Saudi Oil Minister Ali al-Naimi said he expected the oil market "to stabilize itself eventually" but did not comment on four-country talks with Russia held on Tuesday.

OPEC's meeting on Thursday will be one of the most crucial in recent years, with oil prices having tumbled some 30 per cent since June due to booming U.S. shale oil output and slower global economic growth.

Oil futures on Wednesday fell 40 cents to a four-year low of $73.69 US a barrel. In late June, oil was trading above $100US a barrel.

OPEC usually faces huge tensions from within but as talks over Iran's nuclear programended with no breakthrough on Monday, most members felt relief they will not have to deal with a deluge of Iranian oil, currently hit by Western sanctions.

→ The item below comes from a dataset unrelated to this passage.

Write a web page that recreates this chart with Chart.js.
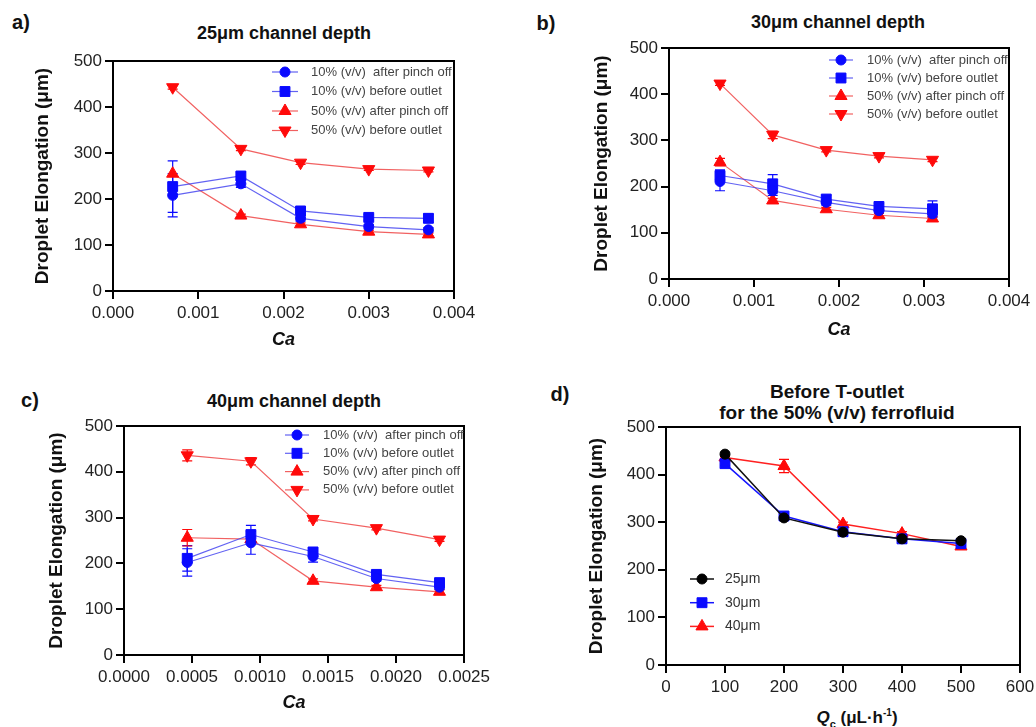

Non-OPEC member Russia, which produces 10.5 million barrels per day (bpd) or 11 per cent of global oil, came to Tuesday's meeting amid hints it might agree to cut output as it is suffering from oil's price fall and Western sanctions over Ukraine.

But as the meeting with Naimi and officials from Venezuela and non-OPEC member Mexico ended on Tuesday, Russia's most influential oil official, state firm Rosneft's head Igor Sechin, emerged with a surprise message - Russia will not reduce output even if oil falls to $60 per barrel.

He added that he expected low oil prices to do more damage to producing nations with higher costs, in a clear reference to the shale oil boom in the United States.

Sechin's suggestion that Russia - in desperate need of oil prices above $100 per barrel to balance its budget - was ready for an oil price war took many at OPEC by surprise.

"Gulf states are less bothered about a price drop compared to other OPEC members," an OPEC source close to Gulf thinking said, adding that non-OPEC members ultimately needed to cut output if they expected the group to defend prices.

OPEC produces 30 million bpd, or a third of global oil. Its own publications have shown in recent months that global supply will exceed demand by over 1 million bpd in the first half of next year.

While the statistics speak in favour of a cut, the build-up to the OPEC meeting on Thursday has seen one of the most heated debates in years about the next policy step for the group.

While price hawks such as Venezuela have urged an immediate output cut to support prices, some Saudi officials told private briefings in recent months that the kingdom was prepared to withstand low oil prices - possibly $70 per barrel - for a prolonged period.

Those messages have sparked conspiracy theories ranging from Saudis seeking to curtail the U.S. oil boom, which needs high prices to remain profitable, to Riyadh looking to undermine Iran and Russia due to their support of Saudi's arch-enemy, Syrian President Bashar al-Assad.

"I think even Saudi Arabia doesn't know yet whether a cut can be achieved," said Virendra Chauhan, an analyst at the Energy Aspects think tank.